Guests love when a dish comes out and the server says, “The chef wanted you to try this,” because that creates a real connection and makes the experience personal.
Make sure you spend as much money as possible on the guest experience. Spend money on the people already in your restaurant, because that’s the best way to generate genuinely positive word of mouth.
5. Focus on organization and systems of operation. Failing to put systems in place is one of the biggest mistakes an independent restaurant owner makes. I have an amazing partner, Daryl Kunik, and that was more of his realm.
Many restaurant owners don’t want to come off as corporate; to them, the “C” in the word “corporate” is like the Scarlet Letter. To embrace systems would be like selling out and becoming a chain.
I feel the opposite. There’s a reason chain restaurants thrive: Every one of them started as an individual restaurant. Each had a great chef, a great concept, and a great location, and they developed systems that enabled them to build guest demand, hold on to key people, and make money. Otherwise it would have been impossible to open two locations, much less 200.
Organization doesn’t kill the flow of creativity. Putting outstanding systems in place gives you the freedom to be creative.
6. Be ready to evolve, especially if you’re a chef. Many businesses are started by a craftsperson with an idea for a product.
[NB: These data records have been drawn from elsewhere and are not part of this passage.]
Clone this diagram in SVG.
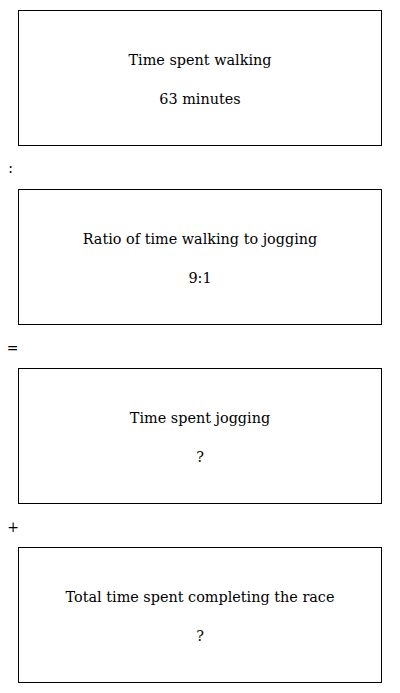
<svg xmlns="http://www.w3.org/2000/svg" width="400" height="693" viewBox="0 0 400 693">
<style>
.box{fill:#fff;stroke:#000;stroke-width:1}
.t{font-family:"DejaVu Serif","Liberation Serif",serif;font-size:14.4px;fill:#000;text-anchor:middle}
.op{font-family:"DejaVu Serif","Liberation Serif",serif;font-size:14px;fill:#000;text-anchor:middle}
</style>
<rect width="400" height="693" fill="#fff"/>
<g id="walking">
<rect class="box" x="18.5" y="10.5" width="363" height="135"/>
<text class="t" x="200" y="65">Time spent walking</text>
<text class="t" x="200" y="104">63 minutes</text>
</g>
<g id="ratio">
<rect class="box" x="18.5" y="189.5" width="363" height="135"/>
<text class="t" x="200" y="244">Ratio of time walking to jogging</text>
<text class="t" x="200" y="283">9:1</text>
</g>
<g id="jogging">
<rect class="box" x="18.5" y="368.5" width="363" height="135"/>
<text class="t" x="200" y="423">Time spent jogging</text>
<text class="t" x="200" y="462">?</text>
</g>
<g id="total">
<rect class="box" x="18.5" y="547.5" width="363" height="135"/>
<text class="t" x="200" y="602">Total time spent completing the race</text>
<text class="t" x="200" y="641">?</text>
</g>
<g id="connectors">
<text class="op" x="10.5" y="173">:</text>
<text class="op" x="12.5" y="353">=</text>
<text class="op" x="13" y="532">+</text>
</g>
</svg>
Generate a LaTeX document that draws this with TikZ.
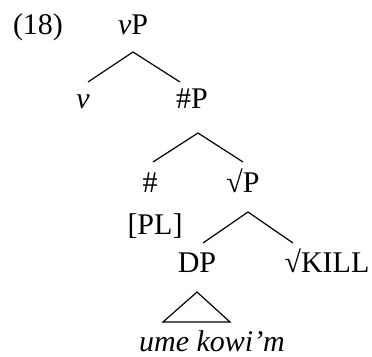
\documentclass[tikz,border=0pt]{standalone}
\usepackage{fontspec}
\setmainfont{Liberation Serif}
\begin{document}
\begin{tikzpicture}[x=1pt,y=-1pt,
  lbl/.style={anchor=base,inner sep=0pt,font=\fontsize{30}{34}\selectfont},
  branch/.style={line width=1.2pt,line join=miter}]
\useasboundingbox (0,0) rectangle (372,356);
% labels
\node[lbl] (ex) at (38,34) {(18)};
\node[lbl] (vP) at (133,34) {\textit{v}P};
\node[lbl] (v) at (83,108) {\textit{v}};
\node[lbl] (numP) at (192,108) {\#P};
\node[lbl] (num) at (150,192) {\#};
\node[lbl] (rootP) at (243,192) {√P};
\node[lbl] (pl) at (155,234) {[PL]};
\node[lbl] (DP) at (197,272) {DP};
\node[lbl] (kill) at (327,272) {√KILL};
\node[lbl] (ume) at (212,351) {\textit{ume kowi’m}};
% branch points
\coordinate (a1) at (133,52);
\coordinate (l1) at (88,82);
\coordinate (r1) at (180,82);
\coordinate (a2) at (198,133);
\coordinate (l2) at (153,162);
\coordinate (r2) at (243,162);
\coordinate (a3) at (248,212);
\coordinate (l3) at (203,243);
\coordinate (r3) at (293,243);
\coordinate (ta) at (197,292);
\coordinate (tl) at (163,322);
\coordinate (tr) at (230,322);
\draw[branch] (l1) -- (a1) -- (r1);
\draw[branch] (l2) -- (a2) -- (r2);
\draw[branch] (l3) -- (a3) -- (r3);
\draw[branch] (ta) -- (tl) -- (tr) -- cycle;
\end{tikzpicture}
\end{document}
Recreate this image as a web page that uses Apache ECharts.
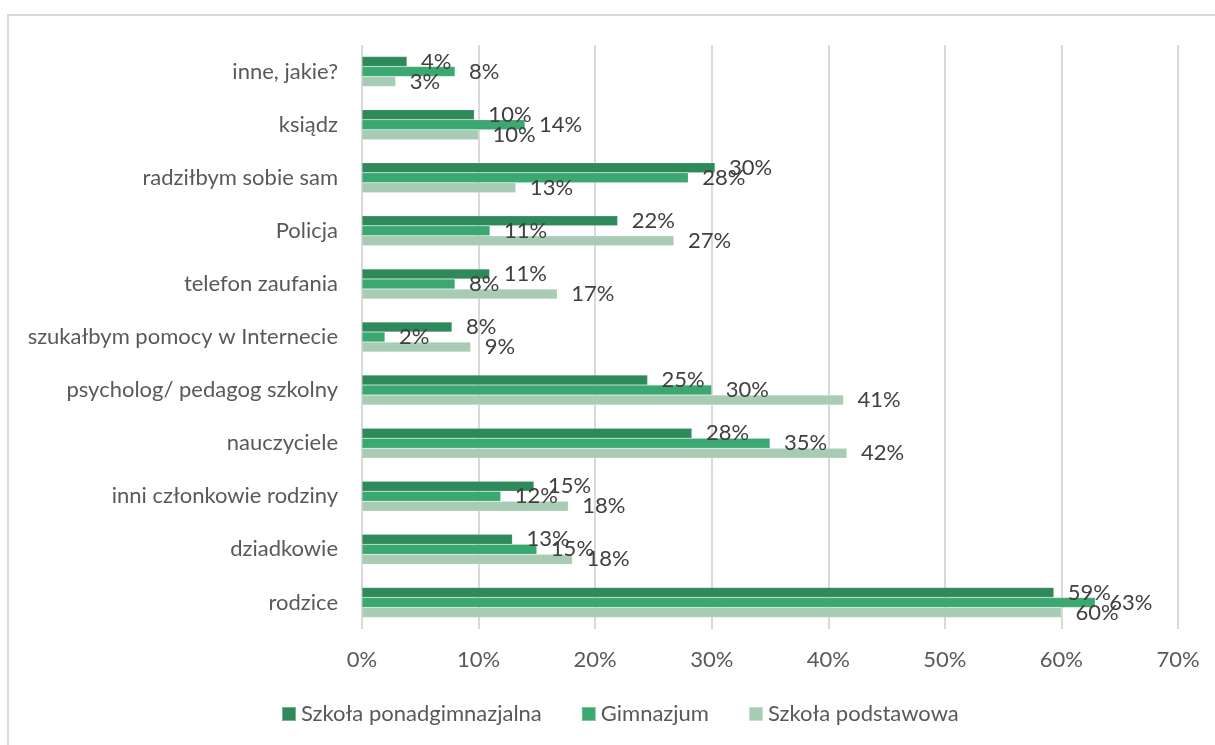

Rarely does that idea become anything unless that person partners with someone with a complementary ability, like, “You carve wooden bananas and I can sell them for you.” That’s when an idea becomes a business. I have great ideas, but without someone like Daryl, Uchi would have never succeeded.
Now as a restaurateur my focus is almost solely on people and communication. It was hard for me to say, okay, while I’ll always be a chef, I’m not going to be in my kitchen all the time. I’m going to teach and delegate instead. Once I embraced that I was able to do so much more. That was my tipping point.
Always look for people who are smarter than you. As a business owner the smartest thing you can do is partner with people who know things you don’t—and then give them a reason to care.